Somewhere along the noisy mainstream shootouts, encounters, crime deals, narrative shockers, there comes a moment of human emotions that is brilliantly captured by a rather slick depiction, helped by the able talents of the lead pair(both pleasantly male in this case). A plot which looks rather simple from the outside unravels itself layer by layer and grows in interest levels. There is no visible attempt at gloss or glorification of evil. The film smells of visionary directorial streaks of cinematic possibilities of magic- in the slanted angled shots, the allusions to Verma’s cinema, ‘tujhe dar nahi lagta’ re-runs etc. The music is another winner. The internal conflict of the cop in disguise is non-dramatically and realistically done by KK, in another of his unknown gems.

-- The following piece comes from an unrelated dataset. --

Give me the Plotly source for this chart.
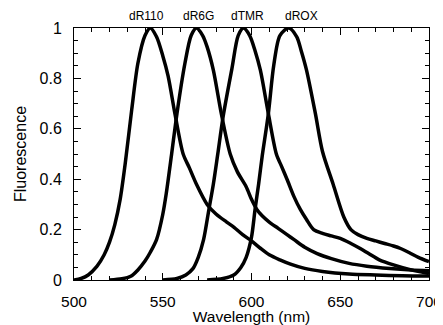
import plotly.graph_objects as go

# ---- data ----
r110_wl = [500, 504, 508, 513, 517, 520, 523, 526, 529, 532.5, 536, 540, 543, 546.5, 550, 553, 557, 561.5,
           565, 569, 575, 580, 586, 590, 595, 600, 605, 610, 616, 622, 630, 640, 655, 670, 685, 700]
r110_val = [0.0, 0.006, 0.02, 0.055, 0.1, 0.15, 0.22, 0.32, 0.47, 0.675, 0.86, 0.97, 1.0, 0.965, 0.89, 0.81,
            0.655, 0.5, 0.445, 0.38, 0.30, 0.262, 0.23, 0.21, 0.18, 0.155, 0.126, 0.1, 0.08, 0.063, 0.046,
            0.034, 0.024, 0.02, 0.017, 0.016]

r6g_wl = [520, 527, 532, 536, 540, 543, 546.5, 550, 552, 555, 558, 562.5, 566, 569, 572.5, 575, 578.5, 583,
          588, 592, 597, 600, 603, 606, 610, 615, 620, 624, 630, 637, 645, 655, 665, 678, 690, 700]
r6g_val = [0.0, 0.005, 0.015, 0.04, 0.075, 0.11, 0.16, 0.26, 0.344, 0.5, 0.66, 0.86, 0.97, 1.0, 0.97, 0.925,
           0.833, 0.66, 0.5, 0.43, 0.37, 0.32, 0.28, 0.255, 0.23, 0.205, 0.18, 0.16, 0.13, 0.105, 0.085,
           0.066, 0.055, 0.046, 0.04, 0.037]

tmr_wl = [550, 558, 563, 567, 570, 573, 576, 578.5, 581, 584, 589, 592.5, 595.5, 599, 602, 605, 609.5, 614,
          617, 620, 624, 627.5, 631, 635, 640, 645, 650, 656, 661, 666, 672, 680, 690, 700]
tmr_val = [0.0, 0.006, 0.02, 0.045, 0.09, 0.16, 0.28, 0.38, 0.5, 0.648, 0.84, 0.97, 1.0, 0.97, 0.91, 0.833,
           0.66, 0.5, 0.45, 0.40, 0.33, 0.28, 0.24, 0.2, 0.185, 0.175, 0.165, 0.145, 0.126, 0.105, 0.08,
           0.06, 0.04, 0.026]

rox_wl = [575, 584, 590, 594, 597, 600, 602, 604, 606, 609.5, 612.5, 616, 621, 625.5, 628, 631, 636, 640,
          646, 652, 656, 660, 665, 670, 675, 680, 684, 689, 694, 700]
rox_val = [0.0, 0.006, 0.02, 0.05, 0.09, 0.17, 0.28, 0.38, 0.49, 0.66, 0.85, 0.97, 1.0, 0.965, 0.91, 0.833,
           0.66, 0.51, 0.38, 0.25, 0.2, 0.18, 0.165, 0.155, 0.145, 0.135, 0.125, 0.108, 0.09, 0.073]

dye_names = ["dR110", "dR6G", "dTMR", "dROX"]
label_wl = [541, 570, 597.5, 628]

x_ticks = [500, 550, 600, 650, 700]
y_ticks = [0, 0.2, 0.4, 0.6, 0.8, 1]
y_tick_text = ["0", "0.2", "0.4", "0.6", "0.8", "1"]

series = [(r110_wl, r110_val), (r6g_wl, r6g_val), (tmr_wl, tmr_val), (rox_wl, rox_val)]

fig = go.Figure()
for name, (wl, val) in zip(dye_names, series):
    fig.add_trace(go.Scatter(x=wl, y=val, mode="lines", name=name,
                             line=dict(color="black", width=3.5, shape="spline", smoothing=0.8),
                             showlegend=False))

for name, xw in zip(dye_names, label_wl):
    fig.add_annotation(x=xw, xref="x", y=1, yref="paper", yanchor="bottom", yshift=3,
                       text=name, showarrow=False,
                       font=dict(family="Liberation Sans, Arial", size=12, color="black"))

font = "Liberation Sans, Arial, sans-serif"
fig.update_layout(
    width=435, height=317,
    margin=dict(l=66, r=14, t=20, b=45, autoexpand=False),
    paper_bgcolor="white", plot_bgcolor="white",
    font=dict(family=font, color="black", size=16),
)
fig.update_xaxes(range=[500, 700], tickvals=x_ticks, ticks="inside", ticklen=7, tickwidth=1,
                 tickcolor="black", showline=True, linecolor="black", linewidth=1, mirror="allticks",
                 showgrid=False, zeroline=False, automargin=False, ticklabelstandoff=7,
                 minor=dict(dtick=10, ticks="inside", ticklen=4, tickcolor="black", showgrid=False),
                 tickfont=dict(size=15.5), title=dict(text="Wavelength (nm)", font=dict(size=15.5), standoff=18))
fig.update_yaxes(range=[0, 1], tickvals=y_ticks, ticktext=y_tick_text, ticks="inside", ticklen=7, tickwidth=1,
                 tickcolor="black", showline=True, linecolor="black", linewidth=1, mirror="allticks",
                 showgrid=False, zeroline=False, automargin=False, ticklabelstandoff=8,
                 minor=dict(dtick=0.05, ticks="inside", ticklen=4, tickcolor="black", showgrid=False),
                 tickfont=dict(size=16), title=dict(text="Fluorescence", font=dict(size=16), standoff=8))

fig.write_html("out.html")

One can almost tell that many a scenes were improvised on the sets as they work in a natural conversational manner without any concrete emphasis on the ‘dialogues’. The undercurrent of ‘fear’ is another noticeably well captured aspect. KK flashes brilliance in his confrontational scene with Padmini, Girish’s (character played by Prashant Narayanan) sister. The splicing of sequences is ably backed by the rich and innovative background score.
The film runs a fine balance, all the more pronounced in one of KK’s lines, “Underworld aur police sab ek jaisi hain”. Narayanan gets to do an extended version of his “Waisa bhi hota hai Part II” portrayal. In another interesting story twist, KK begins to question his own loyalty for Girish. There is also a visible influence of the Hollywood Gangsta flick genre in the themes of betrayal and loyalty resurfacing in oscillation. The characters are rich and deeply textured and finely etched out. Narayanan is comfortably settled in his madness well countered by KK’s subtle and searing anger. So who is better? Take your pic!